Exercise ▸ Take the lines from the top down to and including the one with "ax.tick_params(axis='x', pad=5)" and repeat them exactly. Omit images.

Records supplied ▸
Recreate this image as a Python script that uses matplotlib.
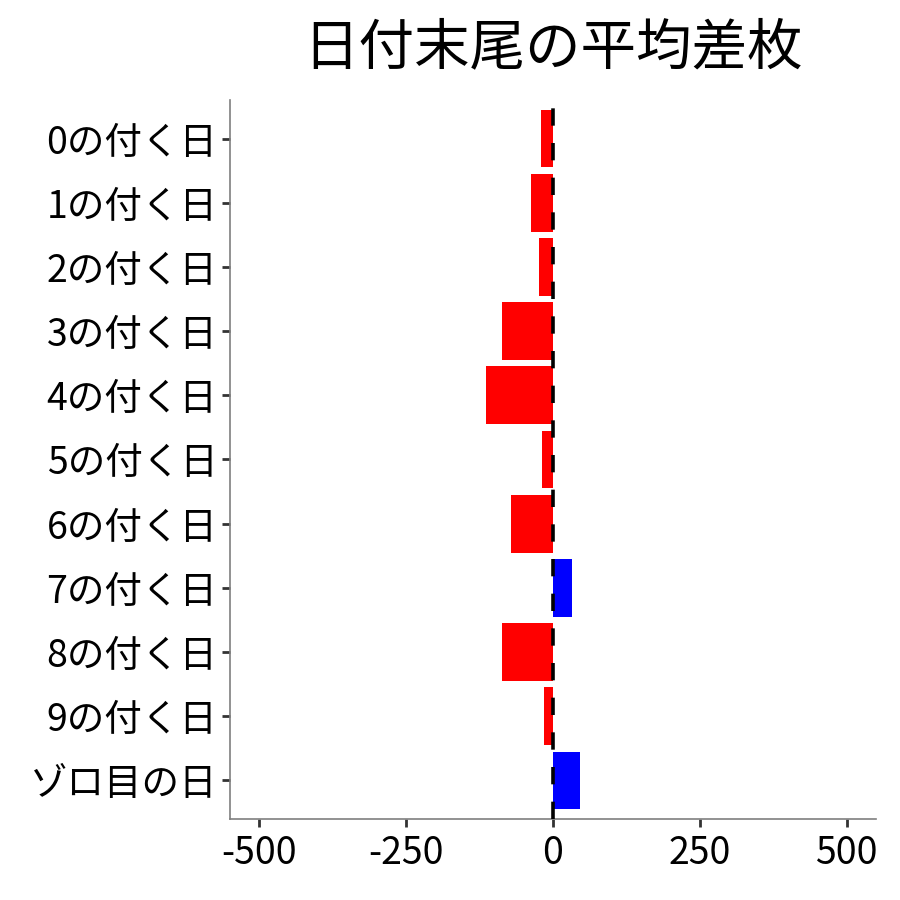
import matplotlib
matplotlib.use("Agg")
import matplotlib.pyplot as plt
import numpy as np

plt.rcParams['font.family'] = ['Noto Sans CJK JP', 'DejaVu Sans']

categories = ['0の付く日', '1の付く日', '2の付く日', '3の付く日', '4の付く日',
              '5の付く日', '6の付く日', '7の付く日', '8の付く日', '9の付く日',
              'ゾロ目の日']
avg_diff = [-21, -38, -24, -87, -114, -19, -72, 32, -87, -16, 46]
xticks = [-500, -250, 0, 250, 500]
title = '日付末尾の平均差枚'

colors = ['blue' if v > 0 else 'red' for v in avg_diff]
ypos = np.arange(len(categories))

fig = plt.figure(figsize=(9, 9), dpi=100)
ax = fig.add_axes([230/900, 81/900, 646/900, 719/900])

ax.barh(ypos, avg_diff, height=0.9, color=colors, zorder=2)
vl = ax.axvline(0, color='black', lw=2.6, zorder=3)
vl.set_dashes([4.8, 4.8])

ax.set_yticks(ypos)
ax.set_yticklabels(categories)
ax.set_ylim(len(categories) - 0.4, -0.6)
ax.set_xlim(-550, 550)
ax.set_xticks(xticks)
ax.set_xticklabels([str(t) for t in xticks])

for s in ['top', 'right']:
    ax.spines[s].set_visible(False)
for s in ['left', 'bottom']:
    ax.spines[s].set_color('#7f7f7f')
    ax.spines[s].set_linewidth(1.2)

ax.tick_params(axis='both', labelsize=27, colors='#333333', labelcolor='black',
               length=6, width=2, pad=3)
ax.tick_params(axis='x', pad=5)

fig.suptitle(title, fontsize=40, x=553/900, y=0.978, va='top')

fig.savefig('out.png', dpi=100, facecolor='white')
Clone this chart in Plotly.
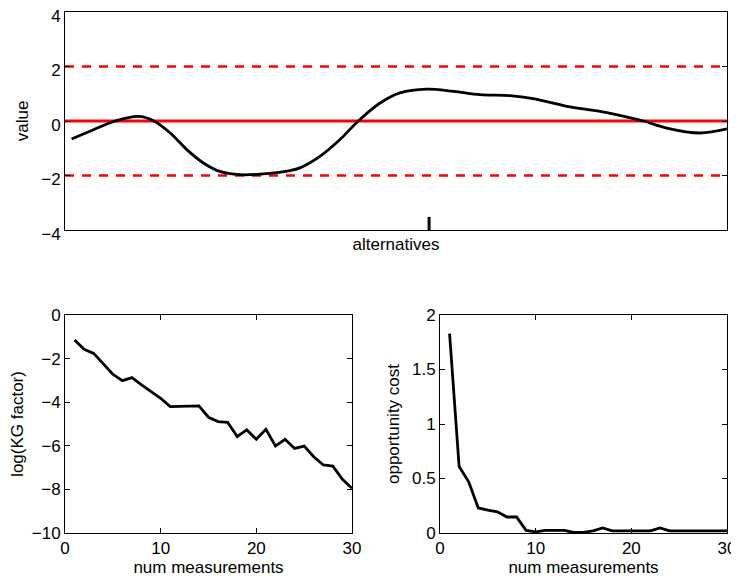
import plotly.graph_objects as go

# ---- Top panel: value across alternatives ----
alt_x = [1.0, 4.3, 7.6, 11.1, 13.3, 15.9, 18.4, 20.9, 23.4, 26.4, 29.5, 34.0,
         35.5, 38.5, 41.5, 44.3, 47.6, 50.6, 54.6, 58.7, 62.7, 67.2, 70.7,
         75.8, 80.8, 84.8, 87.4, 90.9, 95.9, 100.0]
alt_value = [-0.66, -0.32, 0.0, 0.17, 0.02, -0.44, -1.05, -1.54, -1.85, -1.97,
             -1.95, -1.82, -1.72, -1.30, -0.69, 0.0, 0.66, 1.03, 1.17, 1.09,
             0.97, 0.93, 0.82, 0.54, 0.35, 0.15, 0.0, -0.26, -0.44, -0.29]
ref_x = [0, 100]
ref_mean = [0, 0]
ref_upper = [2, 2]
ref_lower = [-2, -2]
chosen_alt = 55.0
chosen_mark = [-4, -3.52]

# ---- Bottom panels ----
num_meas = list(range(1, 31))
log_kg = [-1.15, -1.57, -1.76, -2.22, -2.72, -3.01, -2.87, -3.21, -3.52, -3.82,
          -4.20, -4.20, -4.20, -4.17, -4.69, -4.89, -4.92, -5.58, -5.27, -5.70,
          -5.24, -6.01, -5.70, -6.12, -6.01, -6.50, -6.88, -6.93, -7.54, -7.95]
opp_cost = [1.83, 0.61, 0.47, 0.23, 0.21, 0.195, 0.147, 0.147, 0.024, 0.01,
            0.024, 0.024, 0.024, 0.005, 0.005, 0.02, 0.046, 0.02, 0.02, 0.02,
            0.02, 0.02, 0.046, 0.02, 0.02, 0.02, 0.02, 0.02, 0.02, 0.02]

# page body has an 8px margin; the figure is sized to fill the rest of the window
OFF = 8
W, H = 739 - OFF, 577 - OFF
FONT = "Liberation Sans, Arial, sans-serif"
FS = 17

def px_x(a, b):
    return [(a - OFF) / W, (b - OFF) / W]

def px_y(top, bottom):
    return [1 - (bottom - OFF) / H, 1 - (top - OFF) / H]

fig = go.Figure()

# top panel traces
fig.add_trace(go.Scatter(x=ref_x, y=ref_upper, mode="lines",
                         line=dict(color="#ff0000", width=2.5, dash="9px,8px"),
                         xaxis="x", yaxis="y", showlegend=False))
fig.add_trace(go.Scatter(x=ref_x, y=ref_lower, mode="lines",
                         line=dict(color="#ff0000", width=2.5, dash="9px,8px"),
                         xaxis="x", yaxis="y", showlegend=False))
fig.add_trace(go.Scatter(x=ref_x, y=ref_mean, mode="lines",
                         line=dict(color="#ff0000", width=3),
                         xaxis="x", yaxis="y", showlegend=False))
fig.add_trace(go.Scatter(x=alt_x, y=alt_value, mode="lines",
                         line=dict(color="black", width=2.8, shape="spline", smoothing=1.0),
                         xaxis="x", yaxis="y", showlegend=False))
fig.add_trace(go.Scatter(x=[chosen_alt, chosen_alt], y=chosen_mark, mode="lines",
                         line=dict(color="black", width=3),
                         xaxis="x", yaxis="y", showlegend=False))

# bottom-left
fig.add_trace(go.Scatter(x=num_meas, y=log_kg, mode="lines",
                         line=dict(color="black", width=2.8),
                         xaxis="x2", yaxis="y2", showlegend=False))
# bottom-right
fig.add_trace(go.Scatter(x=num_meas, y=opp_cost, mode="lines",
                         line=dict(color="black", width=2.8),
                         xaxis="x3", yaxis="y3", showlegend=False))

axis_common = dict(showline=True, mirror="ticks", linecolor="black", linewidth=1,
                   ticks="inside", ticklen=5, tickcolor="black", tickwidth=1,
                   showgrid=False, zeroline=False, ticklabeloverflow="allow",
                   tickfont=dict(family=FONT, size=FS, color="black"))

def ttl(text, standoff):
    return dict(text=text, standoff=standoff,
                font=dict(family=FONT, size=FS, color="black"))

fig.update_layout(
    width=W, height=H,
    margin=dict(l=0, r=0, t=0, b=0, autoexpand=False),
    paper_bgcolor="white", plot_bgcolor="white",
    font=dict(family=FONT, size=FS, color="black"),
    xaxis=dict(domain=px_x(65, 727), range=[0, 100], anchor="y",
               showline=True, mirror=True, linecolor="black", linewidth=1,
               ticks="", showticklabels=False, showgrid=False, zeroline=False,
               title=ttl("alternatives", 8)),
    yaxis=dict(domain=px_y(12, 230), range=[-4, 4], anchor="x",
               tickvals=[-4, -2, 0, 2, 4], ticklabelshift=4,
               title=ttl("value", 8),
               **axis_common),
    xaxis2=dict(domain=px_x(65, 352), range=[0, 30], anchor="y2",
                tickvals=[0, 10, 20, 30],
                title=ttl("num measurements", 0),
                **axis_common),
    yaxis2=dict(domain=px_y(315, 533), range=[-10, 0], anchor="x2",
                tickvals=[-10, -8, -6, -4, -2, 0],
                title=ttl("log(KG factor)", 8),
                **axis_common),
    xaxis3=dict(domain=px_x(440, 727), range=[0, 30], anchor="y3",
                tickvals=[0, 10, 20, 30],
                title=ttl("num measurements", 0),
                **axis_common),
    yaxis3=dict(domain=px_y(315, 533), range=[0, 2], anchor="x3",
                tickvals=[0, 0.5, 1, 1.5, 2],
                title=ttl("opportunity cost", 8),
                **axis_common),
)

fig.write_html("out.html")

Expected output ▸
Recreate this image as a Python script that uses matplotlib.
import matplotlib
matplotlib.use("Agg")
import matplotlib.pyplot as plt
import numpy as np

plt.rcParams['font.family'] = ['Noto Sans CJK JP', 'DejaVu Sans']

categories = ['0の付く日', '1の付く日', '2の付く日', '3の付く日', '4の付く日',
              '5の付く日', '6の付く日', '7の付く日', '8の付く日', '9の付く日',
              'ゾロ目の日']
avg_diff = [-21, -38, -24, -87, -114, -19, -72, 32, -87, -16, 46]
xticks = [-500, -250, 0, 250, 500]
title = '日付末尾の平均差枚'

colors = ['blue' if v > 0 else 'red' for v in avg_diff]
ypos = np.arange(len(categories))

fig = plt.figure(figsize=(9, 9), dpi=100)
ax = fig.add_axes([230/900, 81/900, 646/900, 719/900])

ax.barh(ypos, avg_diff, height=0.9, color=colors, zorder=2)
vl = ax.axvline(0, color='black', lw=2.6, zorder=3)
vl.set_dashes([4.8, 4.8])

ax.set_yticks(ypos)
ax.set_yticklabels(categories)
ax.set_ylim(len(categories) - 0.4, -0.6)
ax.set_xlim(-550, 550)
ax.set_xticks(xticks)
ax.set_xticklabels([str(t) for t in xticks])

for s in ['top', 'right']:
    ax.spines[s].set_visible(False)
for s in ['left', 'bottom']:
    ax.spines[s].set_color('#7f7f7f')
    ax.spines[s].set_linewidth(1.2)

ax.tick_params(axis='both', labelsize=27, colors='#333333', labelcolor='black',
               length=6, width=2, pad=3)
ax.tick_params(axis='x', pad=5)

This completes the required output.